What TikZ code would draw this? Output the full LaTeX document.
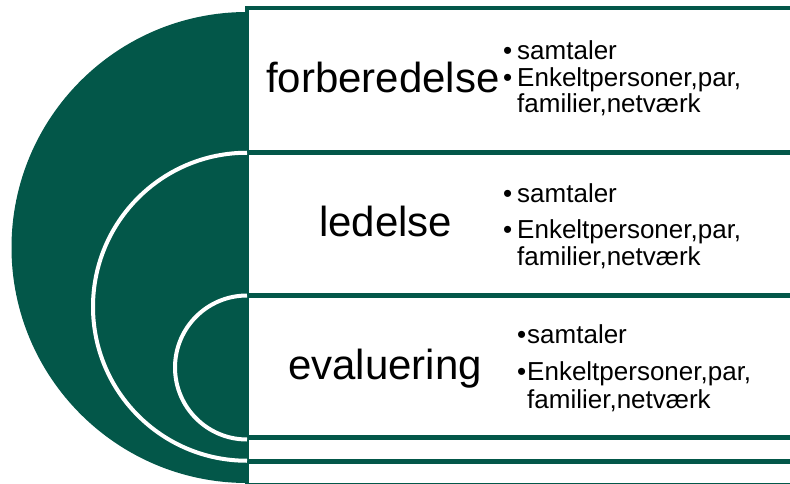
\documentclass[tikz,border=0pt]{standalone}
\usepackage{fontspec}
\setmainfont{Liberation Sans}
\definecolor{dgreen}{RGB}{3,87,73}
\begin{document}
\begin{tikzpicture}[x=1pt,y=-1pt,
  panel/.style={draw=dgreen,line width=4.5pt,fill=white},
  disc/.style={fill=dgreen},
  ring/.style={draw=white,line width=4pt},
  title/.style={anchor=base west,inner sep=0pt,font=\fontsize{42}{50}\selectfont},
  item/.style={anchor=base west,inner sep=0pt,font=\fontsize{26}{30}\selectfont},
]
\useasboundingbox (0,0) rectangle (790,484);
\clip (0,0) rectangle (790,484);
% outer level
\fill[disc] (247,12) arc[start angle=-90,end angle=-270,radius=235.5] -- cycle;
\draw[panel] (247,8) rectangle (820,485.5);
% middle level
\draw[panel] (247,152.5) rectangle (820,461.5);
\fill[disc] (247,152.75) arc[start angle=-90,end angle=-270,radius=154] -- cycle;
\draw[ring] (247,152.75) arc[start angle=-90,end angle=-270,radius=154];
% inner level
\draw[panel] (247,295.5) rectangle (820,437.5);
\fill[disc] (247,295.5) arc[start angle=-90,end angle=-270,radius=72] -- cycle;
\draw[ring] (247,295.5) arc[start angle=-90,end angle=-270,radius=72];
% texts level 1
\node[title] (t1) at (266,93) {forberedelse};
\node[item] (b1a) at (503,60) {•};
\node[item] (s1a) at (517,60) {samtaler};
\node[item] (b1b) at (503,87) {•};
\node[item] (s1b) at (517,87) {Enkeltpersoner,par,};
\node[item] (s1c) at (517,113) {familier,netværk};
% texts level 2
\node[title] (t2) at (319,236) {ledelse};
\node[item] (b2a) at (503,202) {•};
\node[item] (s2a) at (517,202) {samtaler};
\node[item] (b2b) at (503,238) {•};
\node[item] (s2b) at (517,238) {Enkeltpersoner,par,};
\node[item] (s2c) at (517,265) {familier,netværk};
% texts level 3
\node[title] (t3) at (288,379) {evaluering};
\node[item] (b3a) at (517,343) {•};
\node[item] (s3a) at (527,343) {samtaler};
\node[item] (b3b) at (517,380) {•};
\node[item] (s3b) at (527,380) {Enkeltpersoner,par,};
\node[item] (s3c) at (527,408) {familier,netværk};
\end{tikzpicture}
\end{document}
____
EXERCISE REQUIREMENTS: Output the lines above in full and exactly as given, omitting any pictures.

RESPONSE BELOW:
What TikZ code would draw this? Output the full LaTeX document.
\documentclass[tikz,border=0pt]{standalone}
\usepackage{fontspec}
\setmainfont{Liberation Sans}
\definecolor{dgreen}{RGB}{3,87,73}
\begin{document}
\begin{tikzpicture}[x=1pt,y=-1pt,
  panel/.style={draw=dgreen,line width=4.5pt,fill=white},
  disc/.style={fill=dgreen},
  ring/.style={draw=white,line width=4pt},
  title/.style={anchor=base west,inner sep=0pt,font=\fontsize{42}{50}\selectfont},
  item/.style={anchor=base west,inner sep=0pt,font=\fontsize{26}{30}\selectfont},
]
\useasboundingbox (0,0) rectangle (790,484);
\clip (0,0) rectangle (790,484);
% outer level
\fill[disc] (247,12) arc[start angle=-90,end angle=-270,radius=235.5] -- cycle;
\draw[panel] (247,8) rectangle (820,485.5);
% middle level
\draw[panel] (247,152.5) rectangle (820,461.5);
\fill[disc] (247,152.75) arc[start angle=-90,end angle=-270,radius=154] -- cycle;
\draw[ring] (247,152.75) arc[start angle=-90,end angle=-270,radius=154];
% inner level
\draw[panel] (247,295.5) rectangle (820,437.5);
\fill[disc] (247,295.5) arc[start angle=-90,end angle=-270,radius=72] -- cycle;
\draw[ring] (247,295.5) arc[start angle=-90,end angle=-270,radius=72];
% texts level 1
\node[title] (t1) at (266,93) {forberedelse};
\node[item] (b1a) at (503,60) {•};
\node[item] (s1a) at (517,60) {samtaler};
\node[item] (b1b) at (503,87) {•};
\node[item] (s1b) at (517,87) {Enkeltpersoner,par,};
\node[item] (s1c) at (517,113) {familier,netværk};
% texts level 2
\node[title] (t2) at (319,236) {ledelse};
\node[item] (b2a) at (503,202) {•};
\node[item] (s2a) at (517,202) {samtaler};
\node[item] (b2b) at (503,238) {•};
\node[item] (s2b) at (517,238) {Enkeltpersoner,par,};
\node[item] (s2c) at (517,265) {familier,netværk};
% texts level 3
\node[title] (t3) at (288,379) {evaluering};
\node[item] (b3a) at (517,343) {•};
\node[item] (s3a) at (527,343) {samtaler};
\node[item] (b3b) at (517,380) {•};
\node[item] (s3b) at (527,380) {Enkeltpersoner,par,};
\node[item] (s3c) at (527,408) {familier,netværk};
\end{tikzpicture}
\end{document}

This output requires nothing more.